Thu Jan 18 11:54:45 EST 2007

On 18 Jan 2007, at 2:55 pm, Angulo, David wrote:

> you say your point stands.  I say it does not.  Please compare the  
> actual MTBF figures.

Practical experience of running a petabyte of storage arrays here is  
what I'm basing my opinion on, not claims for device MTBF.  Besides,  
MTBF is highly dependent on duty cycle.  MTBF figures are meaningless  
if you don't also consider the duty cycle.  You need to make sure the  
spindles are designed for a 24/7 duty cycle.  Cheap SATA drives  
normally are not.

Anyway, you asked for figures, so here we are, from a spindle  
manufacturer and (later) from Microsoft:

http://www.seagate.com/docs/pdf/marketing/tp_544_tiered_storage.pdf

Their nearline fibrechannel drives have an MTBF of 1 million hours,  
24/7 duty cycle, read/write.  Their desktop SATA drives have an MTBF  
of 600,000 hours, but that's for an 8x5 largely read-only duty  
cycle.  If you abuse them by running them 24x7 read-write, I dare say  
it will be considerably less.  But ignoring that,  by my rough  
estimate, a double drive failure causing data loss of your RAID array  
using desktop SATA drives will probably happen about four times more  
frequently than using fibrechannel disks.  Of course, you can buy  
high MTBF SATA drives but (surprise!) they cost about the same as the  
fibrechannel ones.

Deskside SATA units like the Lacie have their uses (archival, for  
example) but they just are not suitable for 24x7 cluster service.
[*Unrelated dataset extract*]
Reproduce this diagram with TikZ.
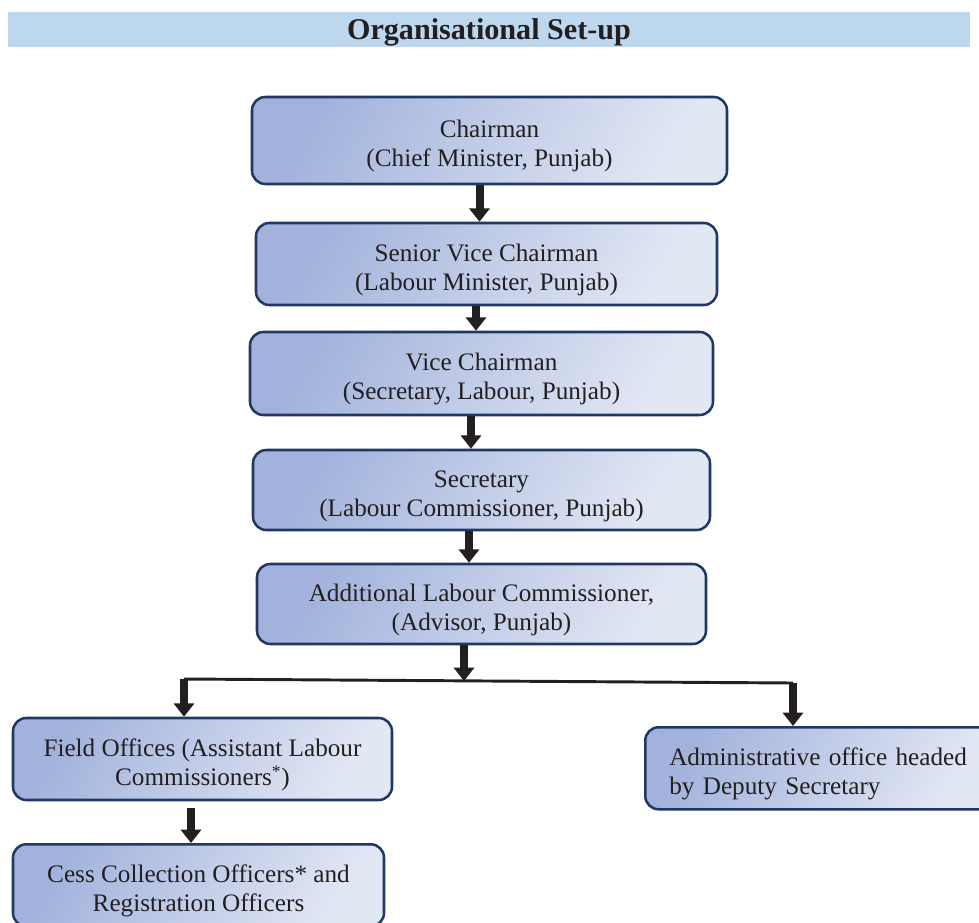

More details here about what Seagate put in their cheap drives vs.  
the expensive ones:

http://www.seagate.com/content/docs/pdf/whitepaper/ 
D2c_More_than_Interface_ATA_vs_SCSI_042003.pdf

There are also some sobering graphs in this presentation from Seagate  
and Microsoft:

http://download.microsoft.com/download/9/8/f/98f3fe47- 
dfc3-4e74-92a3-088782200fe7/TWST05005_WinHEC05.ppt

The graph showing the probability of second disk error during RAID5  
rebuild on desktop and server drives is slightly scary even for  
server drives, but positively terrifying for the cheap drives.  This  
of course, is why we use RAID6 and a hot spare in our large Lustre  
filesystems.  RAID5 is simply not reliable enough, using the SATA  
drives which underly our SFS servers.

As many others have said in this thread, you get cheap or reliable.   
You do not get both.

Tim